One hundred years ago this month, on September 10th, 1917, Marjorie Lyon left her family in Bristol and traveled to Columbia, South Carolina. The evening before, she had celebrated her 34th birthday (three days early) with her family at Blithewold. But she was anxious to spend some time with her husband George who was training new recruits at Camp Jackson. She booked herself into the Jefferson Hotel in Columbia and looked forward to spending her real birthday (September 12th) with George. That morning a large bouquet of beautiful flowers was delivered to her room and George picked her up in his rented car to give her a tour of his quarters at the camp and meet his colleagues. They later drove out to the Ridgewood Golf and Country Club for a special dinner. As they watched the sun setting through the pine trees, Marjorie commented that it was a lovely ending to her birthday. George was shocked — he had not remembered it was her birthday!

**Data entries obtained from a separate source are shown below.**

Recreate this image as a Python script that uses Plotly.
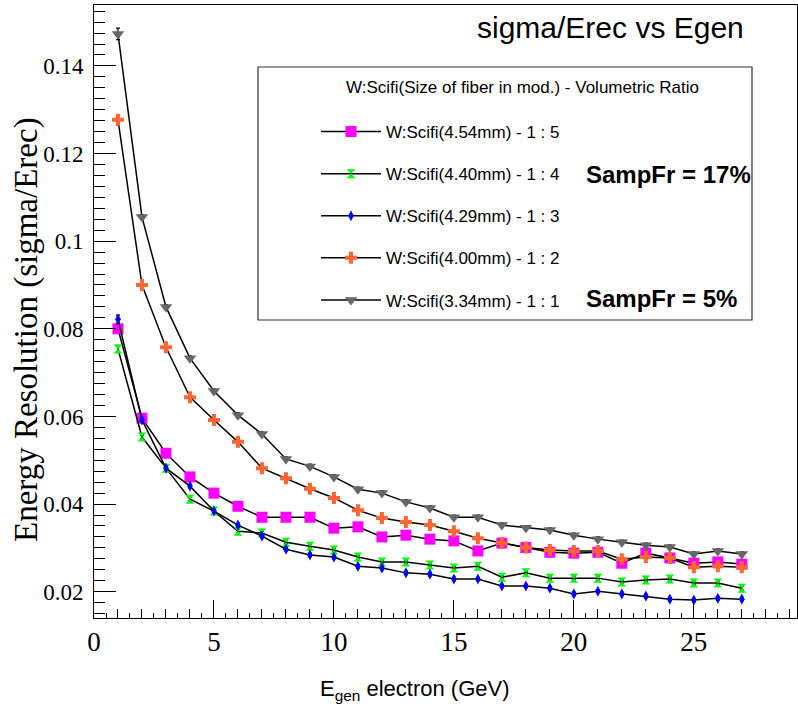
import plotly.graph_objects as go

# ---------------- data ----------------
energy = list(range(1, 28))

res_454 = [0.0800, 0.0596, 0.0516, 0.0462, 0.0425, 0.0395, 0.0370, 0.0370, 0.0370,
           0.0345, 0.0348, 0.0325, 0.0329, 0.0320, 0.0316, 0.0293, 0.0311, 0.0301,
           0.0290, 0.0288, 0.0290, 0.0265, 0.0288, 0.0277, 0.0265, 0.0268, 0.0263]
res_440 = [0.0754, 0.0553, 0.0482, 0.0411, 0.0384, 0.0338, 0.0334, 0.0313, 0.0304,
           0.0295, 0.0279, 0.0268, 0.0268, 0.0261, 0.0254, 0.0258, 0.0233, 0.0243,
           0.0231, 0.0231, 0.0231, 0.0222, 0.0227, 0.0229, 0.0220, 0.0220, 0.0208]
res_429 = [0.0822, 0.0592, 0.0482, 0.0441, 0.0384, 0.0352, 0.0327, 0.0297, 0.0284,
           0.0279, 0.0258, 0.0254, 0.0243, 0.0240, 0.0229, 0.0229, 0.0213, 0.0213,
           0.0208, 0.0195, 0.0201, 0.0195, 0.0190, 0.0183, 0.0181, 0.0185, 0.0183]
res_400 = [0.1277, 0.0900, 0.0758, 0.0644, 0.0592, 0.0542, 0.0482, 0.0459, 0.0435,
           0.0414, 0.0386, 0.0368, 0.0359, 0.0352, 0.0338, 0.0322, 0.0311, 0.0301,
           0.0295, 0.0293, 0.0293, 0.0274, 0.0279, 0.0277, 0.0256, 0.0258, 0.0256]
res_334 = [0.1473, 0.1055, 0.0850, 0.0733, 0.0658, 0.0603, 0.0560, 0.0503, 0.0486,
           0.0462, 0.0434, 0.0425, 0.0405, 0.0391, 0.0370, 0.0370, 0.0352, 0.0346,
           0.0341, 0.0329, 0.0320, 0.0313, 0.0306, 0.0302, 0.0286, 0.0293, 0.0286]

err_454 = [0.0008] + [0.0004] * 26
err_440 = [0.0008] + [0.0004] * 26
err_429 = [0.0009] + [0.0004] * 26
err_400 = [0.0012] + [0.0005] * 26
err_334 = [0.0013] + [0.0005] * 26

names = ["W:Scifi(4.54mm) - 1 : 5", "W:Scifi(4.40mm) - 1 : 4", "W:Scifi(4.29mm) - 1 : 3",
         "W:Scifi(4.00mm) - 1 : 2", "W:Scifi(3.34mm) - 1 : 1"]
series = [res_454, res_440, res_429, res_400, res_334]
errors = [err_454, err_440, err_429, err_400, err_334]
colors = ["#ff00ff", "#00ff00", "#0000ff", "#ff6633", "#666666"]
symbols = ["square", "hourglass", "diamond-tall", "cross", "triangle-down"]
sizes = [11, 9, 8, 10, 11]

x_ticks = [0, 5, 10, 15, 20, 25]
y_ticks = [0.02, 0.04, 0.06, 0.08, 0.1, 0.12, 0.14]
y_ticktext = ["0.02", "0.04", "0.06", "0.08", "0.1", "0.12", "0.14"]

# ---------------- figure ----------------
W, H = 798, 714
L, R, T, B = 94, 1, 5, 96
pw, ph = W - L - R, H - T - B


def px(x):
    return (x - L) / pw


def py(y):
    return (H - B - y) / ph


fig = go.Figure()
for i, (nm, ys, er, c, s, sz) in enumerate(zip(names, series, errors, colors, symbols, sizes)):
    fig.add_trace(go.Scatter(
        x=energy, y=ys, name=nm, mode="lines+markers",
        legendgroup=f"g{i}",
        line=dict(color="black", width=1.5),
        marker=dict(symbol=s, size=sz, color=c, line=dict(width=0)),
        error_y=dict(type="data", array=er, color="black", thickness=1.2, width=2),
    ))

serif = "Liberation Serif, Times New Roman, serif"
sans = "Liberation Sans, Arial, Helvetica, sans-serif"

fig.update_layout(
    width=W, height=H,
    margin=dict(l=L, r=R, t=T, b=B, autoexpand=False),
    paper_bgcolor="white", plot_bgcolor="white",
    showlegend=True,
    legend=dict(
        x=px(316), y=py(114), xanchor="left", yanchor="top",
        bgcolor="rgba(0,0,0,0)", borderwidth=0,
        font=dict(family=sans, size=17, color="black"),
        tracegroupgap=17, itemwidth=60, traceorder="grouped",
    ),
    xaxis=dict(
        range=[0, 29.3], showgrid=False, zeroline=False, automargin=False,
        showline=True, linecolor="black", linewidth=1, mirror=True,
        ticks="inside", ticklen=18, tickcolor="black", tickwidth=1,
        tickvals=x_ticks, ticktext=[str(v) for v in x_ticks],
        tickfont=dict(family=serif, size=27, color="black"),
        minor=dict(dtick=0.5, tick0=0, ticks="inside", ticklen=5, tickcolor="black", showgrid=False),
    ),
    xaxis2=dict(
        range=[0, 29.3], overlaying="x", side="bottom", anchor="y", automargin=False,
        showgrid=False, zeroline=False, showline=False, showticklabels=False,
        ticks="inside", ticklen=9, tickcolor="black", dtick=1, tick0=0,
    ),
    yaxis=dict(
        range=[0.0140, 0.1539], showgrid=False, zeroline=False, automargin=False,
        showline=True, linecolor="black", linewidth=1, mirror=True,
        ticks="inside", ticklen=22, tickcolor="black", tickwidth=1,
        tickvals=y_ticks, ticktext=y_ticktext,
        tickfont=dict(family=serif, size=23, color="black"),
        ticklabelstandoff=5,
        minor=dict(dtick=0.0025, tick0=0, ticks="inside", ticklen=11, tickcolor="black", showgrid=False),
    ),
)

# invisible trace to activate xaxis2 ticks
fig.add_trace(go.Scatter(x=[energy[0]], y=[res_454[0]], xaxis="x2", mode="markers",
                         marker=dict(opacity=0), showlegend=False, hoverinfo="skip"))

# legend frame
fig.add_shape(type="rect", xref="paper", yref="paper",
              x0=px(258), x1=px(752), y0=py(320), y1=py(67),
              line=dict(color="#333333", width=1.2), fillcolor="rgba(0,0,0,0)")

ann = [
    dict(text="W:Scifi(Size of fiber in mod.) - Volumetric Ratio", x=px(522), y=py(88),
         xanchor="center", yanchor="middle", font=dict(family=sans, size=17, color="black")),
    dict(text="<b>SampFr = 17%</b>", x=px(584), y=py(174), xanchor="left", yanchor="middle",
         font=dict(family=sans, size=24, color="black")),
    dict(text="<b>SampFr = 5%</b>", x=px(584), y=py(299), xanchor="left", yanchor="middle",
         font=dict(family=sans, size=24, color="black")),
    dict(text="sigma/Erec vs Egen", x=px(746), y=py(28), xanchor="right", yanchor="middle",
         font=dict(family=sans, size=30, color="black")),
    dict(text="Energy Resolution (sigma/Erec)", x=px(27), y=py(330), textangle=-90,
         xanchor="center", yanchor="middle", font=dict(family=serif, size=33, color="black")),
    dict(text="E<sub>gen</sub> electron (GeV)", x=px(415), y=py(690), xanchor="center",
         yanchor="middle", font=dict(family=sans, size=22, color="black")),
]
for a in ann:
    fig.add_annotation(xref="paper", yref="paper", showarrow=False, **a)

fig.write_html("out.html", config={"displayModeBar": False},
               post_script="document.body.style.margin='0';document.body.style.padding='0';")
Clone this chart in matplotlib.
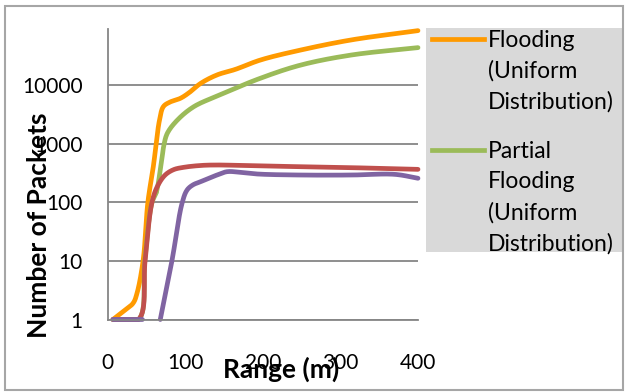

After a few days, Marjorie decided she liked Columbia and wanted to stay there as long as George was stationed at Camp Jackson. She rented a room in a private home a few miles from the camp, but soon realized she would see very little of George. She thus decided to look for useful war work herself, and made enquiries at the Red Cross headquarters in the city. She was asked to take charge of the Home Services Institute and given the title Head of Civilian Relief Work. She had an office with a typewriter, a telephone, and a small support staff and was made responsible for 31 local families — all military families with special needs. Her work was so valued, and the need so great, that she was later assigned new families, bringing the total number of families served to 121. She was too busy to go home to Boston for Thanksgiving, but she and George traveled home together in December and spent Christmas at Blithewold. She wrote later, “What a wonderful time we had. And wasn’t it lucky we could all be together in dear Blithewold. I wonder if the old place realizes how much I love it?”
This was the beginning of 40 years of service to the American Red Cross, through two world wars and in peacetime. When Marjorie retired in 1957 it was announced at her farewell dinner that she had driven an estimated 150,000 miles for the organization.